Chosen Suffering
In April 2025, I drove to Columbus, Ohio, to meet with legendary wrestling Coach Tom Ryan...
Chosen Suffering
In April 2025, I drove to Columbus, Ohio, to meet with legendary wrestling Coach Tom Ryan. Multiple people had told me that if I wanted to meet the ultimate "Learning Leader," I needed to talk to him. They were right. Watching his wrestlers move through their morning practice, something struck me about the atmosphere in that room. These athletes weren't just going through the motions. They were choosing to be there, choosing the difficulty, choosing the grind. After practice, Coach Ryan and I sat down for a 90-minute conversation that shifted how I think about human motivation. "Chosen suffering is a fancy word for love," he told me, "because you will suffer the most for the things you love the most."
This gets at something fundamental about how we're built. We're pattern-matching machines, constantly calculating what's worth our effort and what isn't. The interesting thing is that our calculations aren't always rational. We don't optimize for comfort or ease. We optimize for meaning. Watch a parent staying up all night with a sick child. That's not rational behavior if you're trying to maximize sleep or minimize stress. But it makes sense when you understand the underlying motivation. The parent isn't thinking about cost-benefit analysis. They're responding to something deeper. The same dynamic plays out everywhere. The musician practicing scales for hours, the writer rewriting the same paragraph twenty times, the coach reviewing game film until their eyes burn. None of this looks efficient from the outside. All of it makes sense when you understand what drives it.

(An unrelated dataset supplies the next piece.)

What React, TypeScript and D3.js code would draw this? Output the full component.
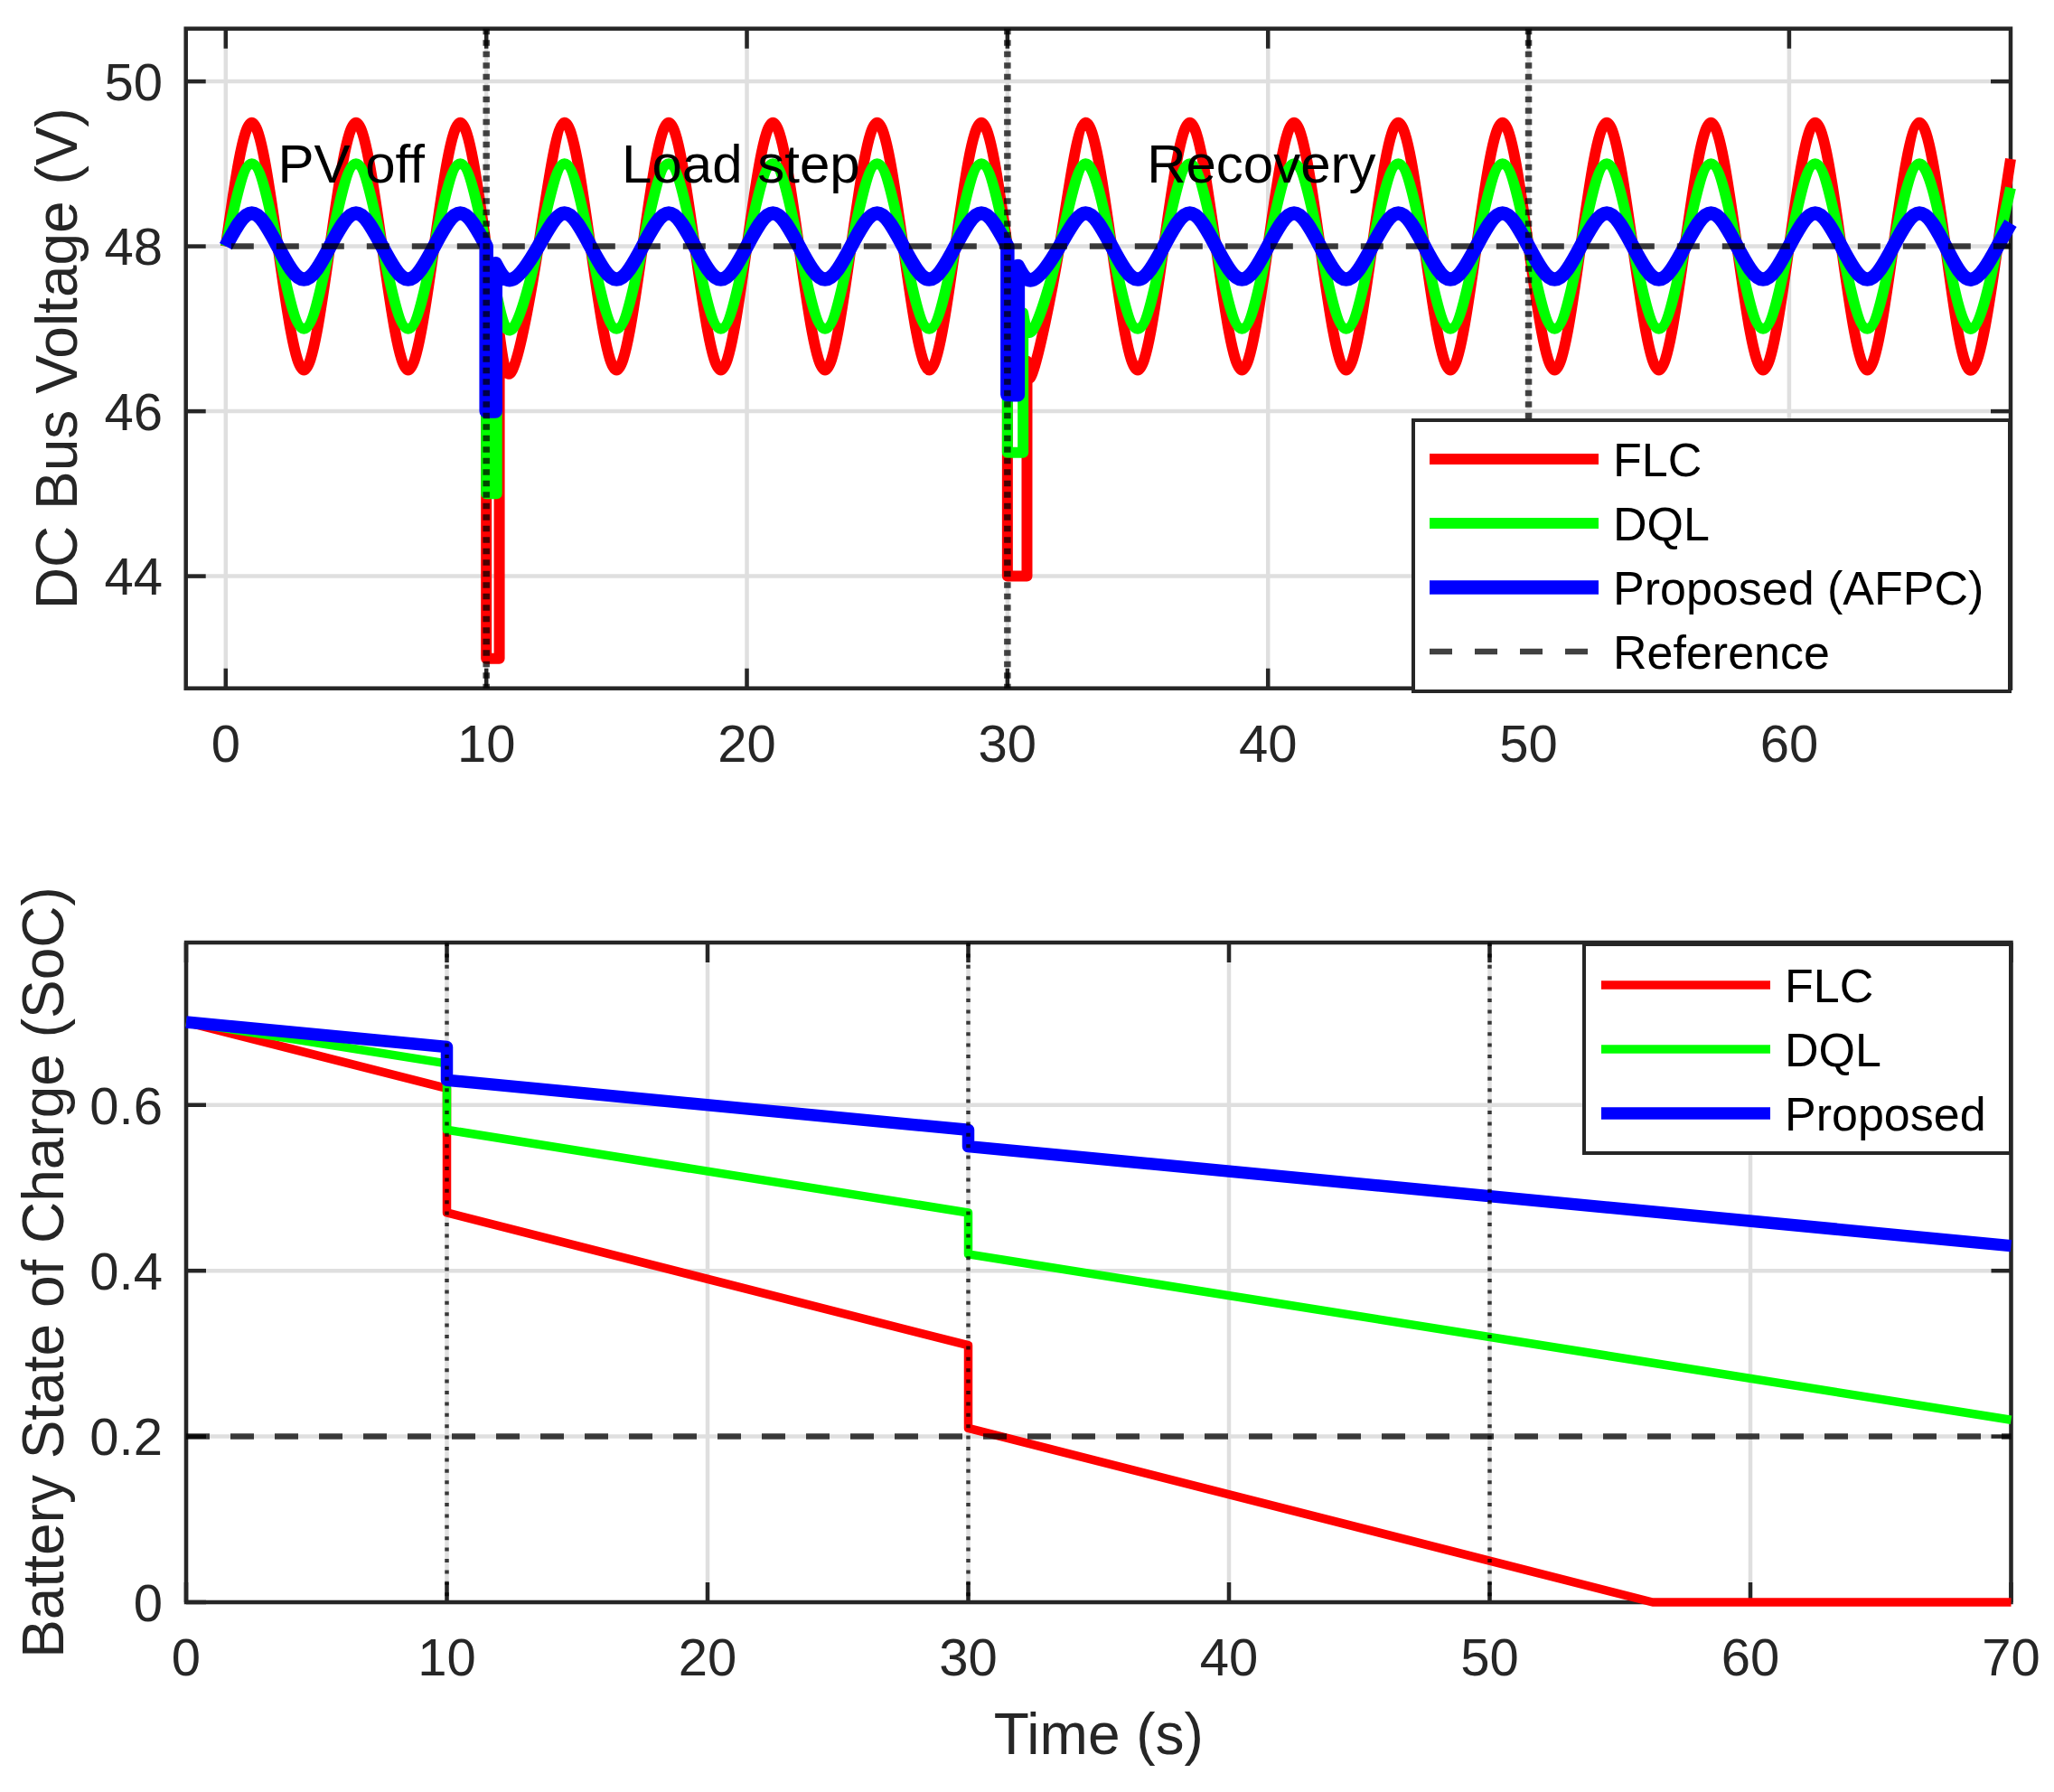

Here's what Coach Ryan understands that most people miss: suffering isn't the point. Love is. Suffering is just what happens when you care about something more than your own comfort. It's a byproduct, not a goal. This flips the script on how we think about difficulty. Instead of asking "How can I avoid this?" we might say "What does my willingness to endure this tell me about what I actually value?" Your tolerance for discomfort becomes a tool for understanding yourself. The people who seem to have endless energy for certain activities aren't superhuman. They've just found something they love enough to suffer for. The suffering doesn't feel like suffering when it's in service of something that matters.